Let me make one quick comment about why probabilists like to use the Borel $\sigma-$algebra rather than the Lebesgue $\sigma-$algebra. For an analyst, the definition of a function being measurable is that the inverse image of open sets is measurable. Since probabilists don't require our spaces to have topologies, this really doesn't work for us. For a probabilist, the definition of a function being measurable is that the inverse image of a measurable set is measurable. The Borel $\sigma-$algebra has the nice property that if you compose two Borel measurable functions, you get another Borel measurable function in either definition. This property fails badly for Lebesgue measurable functions with the analysts' definition of measurable.
I encourage reading Francis Edward Su's paper "The Banach-Tarski Paradox" for a good introduction to unmeasurable sets. I borrow from this paper the following broad-strokes example.
It is possible to partition the unit circle into a countably infinite number of sets such that A) each equivalence class is congruent to the others by some rotation of $x\cdot\pi$ radians for rational $x$, and B) no two points in the same equivalence class can be rotated into each other by such a rotation. Assuming a countably additive measure on our equivalence classes, we want to say that the total measure of this set (call the set $X$ and the total measure of its members $\mu(X)$) is, say, 1.
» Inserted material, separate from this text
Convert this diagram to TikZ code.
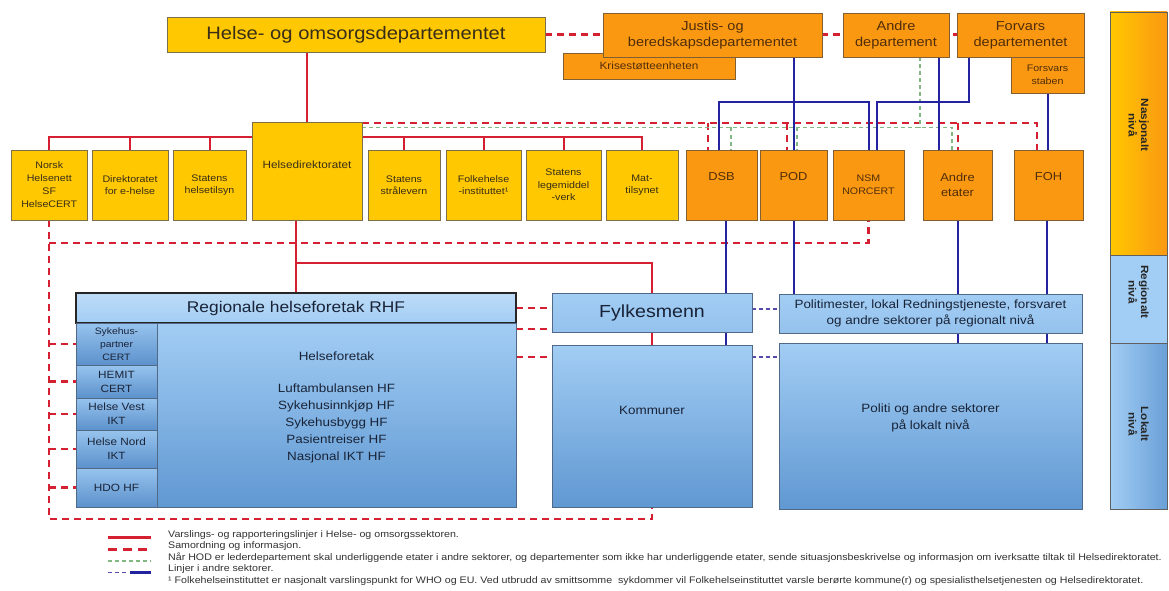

But of course we can partition it further into $X',X''$ such that both are countable and $\mu(X')+\mu(X'')=1$. But note that since $X$ and $X''$ are both countable we can establish an isomorphism $f:X''\to X$, and $x\in X''$ can always be rotated into $f(x)$; same with $X'$. If our measure is rotation invariant, then $\mu(X)=\mu(X')=\mu(X'')=1$, which is clearly impossible. What this shows is that we cannot produce a countably additive, rotation-invariant measure on the unit circle if we want to extend that measure to every subset. The Vitali sets used in this example must be excluded from the sets we try to define such a measure over.